IL-1 beta has been proposed to be an important mediator linking infection, apnea, and sudden infant death syndrome. We hypothesized that IL-1 beta acts in this capacity by depressing brainstem respiratory neurons via a prostaglandin-dependent pathway. For studying the effects of IL-1 beta on respiration as well as the mechanism underlying its actions, 7-d-old rats received an initial injection (i.p.) of NaCl or a cyclooxygenase inhibitor (indomethacin, 10 mg/kg) followed by a second injection (i.p.) at 30 min of NaCl, recombinant rat IL-1 beta (10 microg/kg), or lipopolysaccharide (LPS; 100 microg/kg). Respiration during normoxia and in response to anoxia (100% N2) was examined at 60 min after the second injection using flow and barometric plethysmography. Animals given IL-1 beta breathed more slowly and died more often after anoxia. LPS also reduced the rats' ability to autoresuscitate and survive an anoxic challenge. Indomethacin prevented the depressive effects during normoxia and the adverse effects on survival. For investigating drug-induced changes in central respiratory activity, IL- 1 beta (1.0 or 1.25 ng/mL) and prostaglandin E2 (5 or 20 microg/L) was applied to the brainstem-spinal cord preparation of 0- to 4-d-old rats.

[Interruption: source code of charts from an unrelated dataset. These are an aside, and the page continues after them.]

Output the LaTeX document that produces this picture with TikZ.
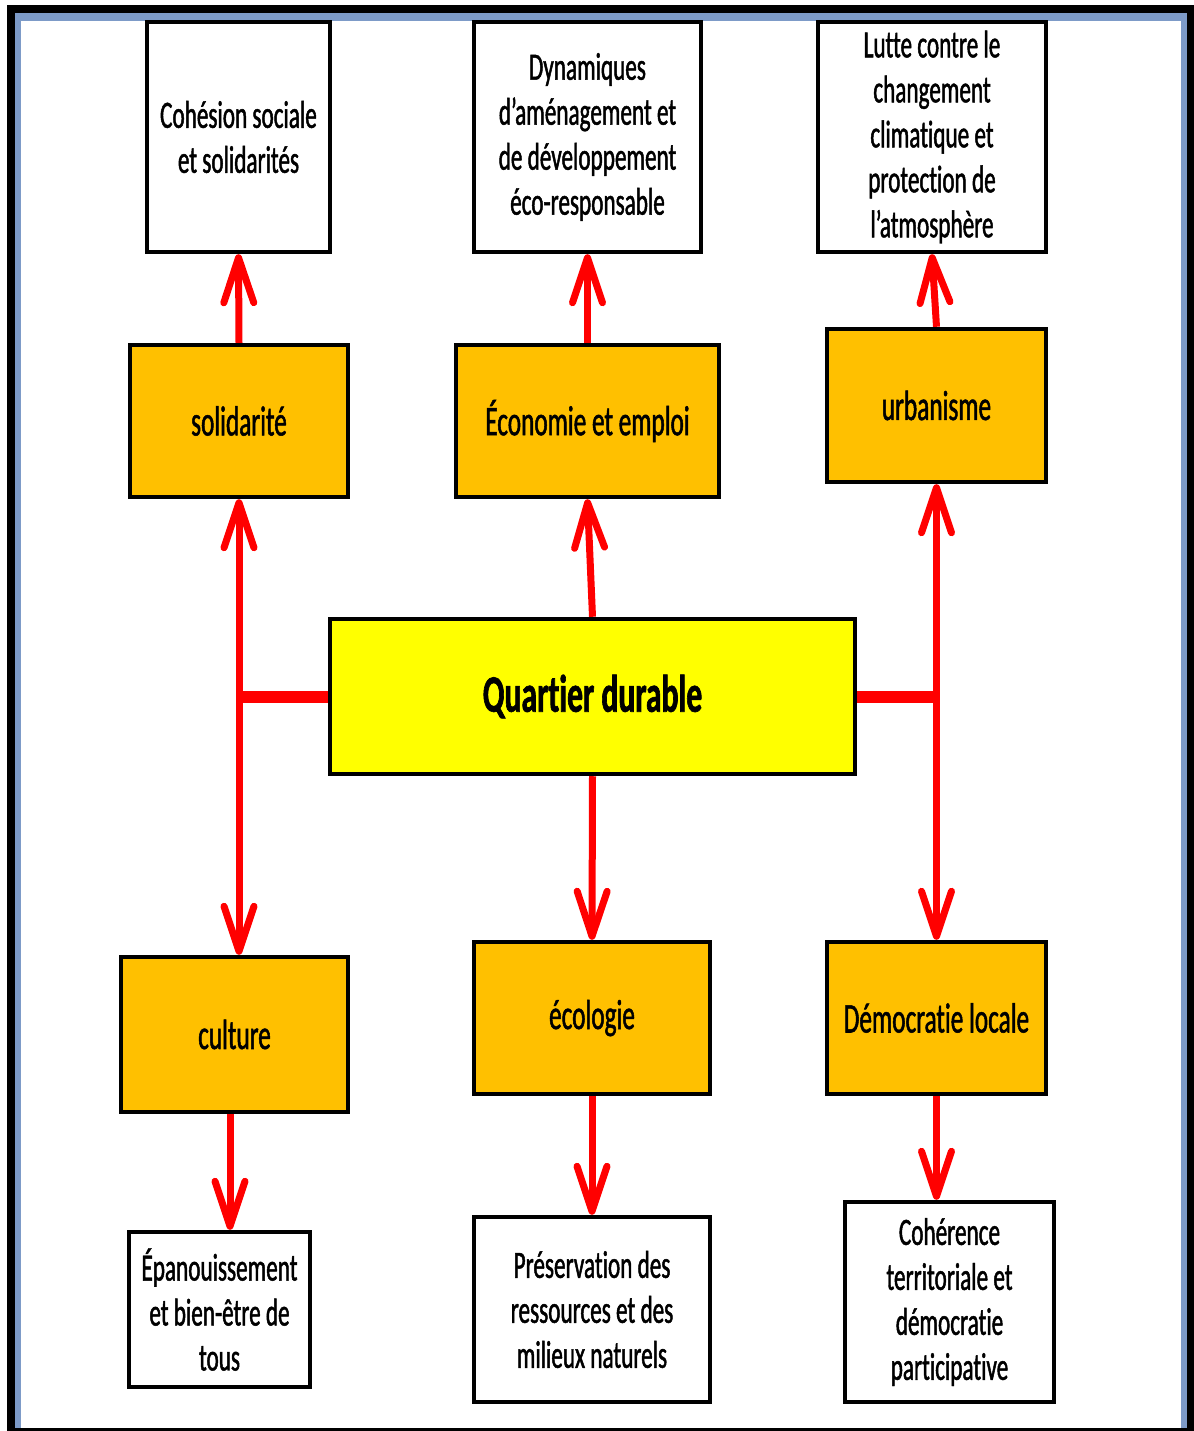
\documentclass[tikz,border=0pt]{standalone}
\usepackage{fontspec}
\setmainfont{Carlito}[FakeStretch=0.6, FakeBold=1.2, Ligatures=NoCommon]
\usepackage{xcolor}
\usetikzlibrary{arrows.meta}

\definecolor{themeorange}{RGB}{255,192,0}
\definecolor{coreyellow}{RGB}{255,255,0}
\definecolor{framedark}{RGB}{0,0,0}
\definecolor{frameblue}{RGB}{125,155,200}

\begin{document}
\begin{tikzpicture}[
  x=0.02cm, y=-0.02cm,
  goalbox/.style={
    rectangle, draw=black, line width=0.09cm, fill=white,
    align=center, inner sep=2pt,
    font=\fontsize{22}{25.6}\selectfont
  },
  themebox/.style={
    rectangle, draw=black, line width=0.09cm, fill=themeorange,
    align=center, inner sep=2pt,
    font=\fontsize{24}{28}\selectfont
  },
  corebox/.style={
    rectangle, draw=black, line width=0.09cm, fill=coreyellow,
    align=center, inner sep=2pt,
    font=\fontsize{30}{34}\selectfont\bfseries
  },
  linkedge/.style={draw=red, line width=0.14cm,
    -{Straight Barb[length=0.9cm, width=0.6cm, round]}},
  bothedge/.style={draw=red, line width=0.14cm,
    {Straight Barb[length=0.9cm, width=0.6cm, round]}-{Straight Barb[length=0.9cm, width=0.6cm, round]}},
  baredge/.style={draw=red, line width=0.24cm},
]

\useasboundingbox (0,0) rectangle (1194,1431);

% ============================================================
% WINDOW FRAME
% ============================================================
\fill[white] (0,0) rectangle (1194,1431);
\fill[framedark] (7,5) rectangle (1194,1431);
\fill[frameblue] (15,13) rectangle (1187,1428);
\fill[white] (21,21) rectangle (1181,1428);

% ============================================================
% CENTRE
% ============================================================
\node[corebox, minimum width=10.5cm, minimum height=3.1cm] (quartier) at (592.5,696.5) {\raisebox{-4pt}{Quartier durable}};

% ============================================================
% THEMES (orange)
% ============================================================
\node[themebox, minimum width=4.36cm, minimum height=3.04cm] (solidarite) at (239,421) {solidarité};
\node[themebox, minimum width=5.26cm, minimum height=3.04cm] (economie) at (587.5,421) {Économie et emploi};
\node[themebox, minimum width=4.38cm, minimum height=3.06cm] (urbanisme) at (936.5,405.5) {urbanisme};
\node[themebox, minimum width=4.54cm, minimum height=3.1cm] (culture) at (234.5,1034.5) {culture};
\node[themebox, minimum width=4.72cm, minimum height=3.04cm] (ecologie) at (592,1018) {écologie};
\node[themebox, minimum width=4.38cm, minimum height=3.04cm] (democratie) at (936.5,1018) {Démocratie locale};

% ============================================================
% GOALS (white)
% ============================================================
\node[goalbox, minimum width=3.66cm, minimum height=4.6cm] (cohesion) at (238.5,137) {Cohésion sociale\\et solidarités};
\node[goalbox, minimum width=4.54cm, minimum height=4.6cm] (dynamiques) at (587.5,137) {Dynamiques\\d’aménagement et\\de développement\\éco-responsable};
\node[goalbox, minimum width=4.56cm, minimum height=4.6cm] (lutte) at (932,137) {Lutte contre le\\changement\\climatique et\\protection de\\l’atmosphère};
\node[goalbox, minimum width=3.62cm, minimum height=3.1cm] (epanouissement) at (219.5,1309.5) {Épanouissement\\et bien-être de\\tous};
\node[goalbox, minimum width=4.72cm, minimum height=3.7cm] (preservation) at (592,1309.5) {Préservation des\\ressources et des\\milieux naturels};
\node[goalbox, minimum width=4.18cm, minimum height=4.0cm] (coherence) at (949.5,1302) {Cohérence\\territoriale et\\démocratie\\participative};

% ============================================================
% EDGES
% ============================================================
% --- themes up to goals ---
\draw[linkedge] (solidarite.north) -- (cohesion.south);
\draw[linkedge] (economie.north) -- (dynamiques.south);
\draw[linkedge] (urbanisme.north) -- (lutte.south);

% --- centre to themes ---
\draw[linkedge] (quartier.north) -- (economie.south);
\draw[linkedge] (quartier.south) -- (ecologie.north);

% --- left branch ---
\coordinate (leftjoin) at (solidarite.south |- quartier.west);
\draw[bothedge] (solidarite.south) -- (solidarite.south |- culture.north);
\draw[baredge] (quartier.west) -- (leftjoin);

% --- right branch ---
\coordinate (rightjoin) at (urbanisme.south |- quartier.east);
\draw[bothedge] (urbanisme.south) -- (urbanisme.south |- democratie.north);
\draw[baredge] (quartier.east) -- (rightjoin);

% --- themes down to goals ---
\draw[linkedge] ([xshift=-0.09cm]culture.south) -- ([xshift=-0.09cm]culture.south |- epanouissement.north);
\draw[linkedge] (ecologie.south) -- (preservation.north);
\draw[linkedge] (democratie.south) -- (democratie.south |- coherence.north);

\end{tikzpicture}
\end{document}
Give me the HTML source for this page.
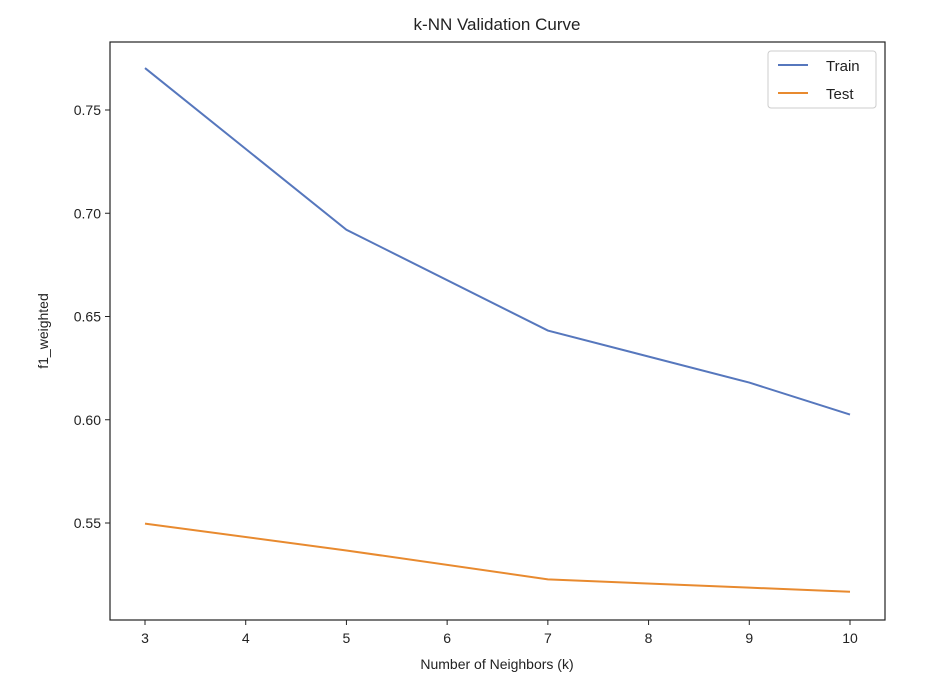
<!DOCTYPE html>
<html><head><meta charset="utf-8"><style>
body{margin:0;background:#fff;font-family:"Liberation Sans","DejaVu Sans",sans-serif}
</style></head><body>
<svg id="chart" width="952" height="692" font-family="Liberation Sans, DejaVu Sans, sans-serif">
<rect width="952" height="692" fill="#fff"/>
<text x="497" y="30" font-size="17" text-anchor="middle" fill="#222">k-NN Validation Curve</text>
<g id="ticks"></g>
<g id="lines"></g>
<rect x="110" y="42" width="775" height="578" fill="none" stroke="#222" stroke-width="1.2"/>
<text x="497" y="669" font-size="14" text-anchor="middle" fill="#222">Number of Neighbors (k)</text>
<text transform="translate(48,331) rotate(-90)" font-size="14" text-anchor="middle" fill="#222">f1_weighted</text>
<g>
<rect x="768" y="51" width="108" height="57" rx="3" fill="#fff" stroke="#ccc"/>
<line x1="778" y1="65" x2="808" y2="65" stroke="#5677bd" stroke-width="2"/>
<text x="826" y="71" font-size="15" fill="#222">Train</text>
<line x1="778" y1="93" x2="808" y2="93" stroke="#e88a2f" stroke-width="2"/>
<text x="826" y="99" font-size="15" fill="#222">Test</text>
</g>
</svg>
<script>
const kValues=[3,5,7,9,10];
const trainScores=[0.7703,0.692,0.6432,0.618,0.6025];
const testScores=[0.5497,0.5367,0.5227,0.5187,0.5167];
const xTicks=[3,4,5,6,7,8,9,10];
const yTicks=[0.55,0.60,0.65,0.70,0.75];
const NS="http://www.w3.org/2000/svg";
function xs(v){return 145+(v-3)*(850-145)/7;}
function ys(v){return 110+(0.75-v)*2065;}
const tg=document.getElementById('ticks');
xTicks.forEach(t=>{
 const l=document.createElementNS(NS,'line');
 l.setAttribute('x1',xs(t));l.setAttribute('x2',xs(t));l.setAttribute('y1',620);l.setAttribute('y2',625);l.setAttribute('stroke','#222');
 
 
 tg.appendChild(l);
 const tx=document.createElementNS(NS,'text');
 tx.setAttribute('x',xs(t));tx.setAttribute('y',643);tx.setAttribute('font-size','14');tx.setAttribute('text-anchor','middle');tx.setAttribute('fill','#222');
 tx.textContent=t;
 
 
 tg.appendChild(tx);
});
yTicks.forEach(t=>{
 const l=document.createElementNS(NS,'line');
 l.setAttribute('x1',105);l.setAttribute('x2',110);l.setAttribute('y1',ys(t));l.setAttribute('y2',ys(t));l.setAttribute('stroke','#222');
 
 
 tg.appendChild(l);
 const tx=document.createElementNS(NS,'text');
 tx.setAttribute('x',101);tx.setAttribute('y',ys(t)+5);tx.setAttribute('font-size','14');tx.setAttribute('text-anchor','end');tx.setAttribute('fill','#222');
 tx.textContent=t.toFixed(2);
 
 
 tg.appendChild(tx);
});
const lg=document.getElementById('lines');
[[trainScores,'#5677bd','train-line'],[testScores,'#e88a2f','test-line']].forEach(([vals,c,n])=>{
 const p=document.createElementNS(NS,'polyline');
 p.setAttribute('points',kValues.map((k,i)=>xs(k)+','+ys(vals[i])).join(' '));
 p.setAttribute('fill','none');p.setAttribute('stroke',c);p.setAttribute('stroke-width','2');
 
 
 lg.appendChild(p);
});
</script>
</body></html>
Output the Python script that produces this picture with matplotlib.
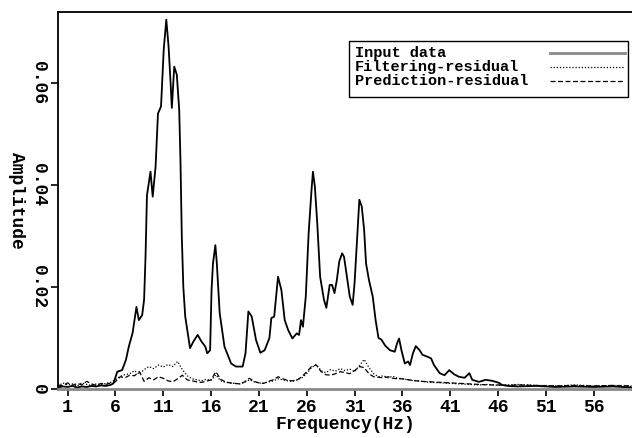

Whereas IL-1 beta exerted no effect on respiration measured at the C4 ventral root during a 60-min period, prostaglandin E2 reversibly inhibited respiratory activity. These findings suggest that IL-1 beta does not inhibit respiratory neurons directly but may depress breathing and hypoxic defense via a prostaglandin-mediated mechanism.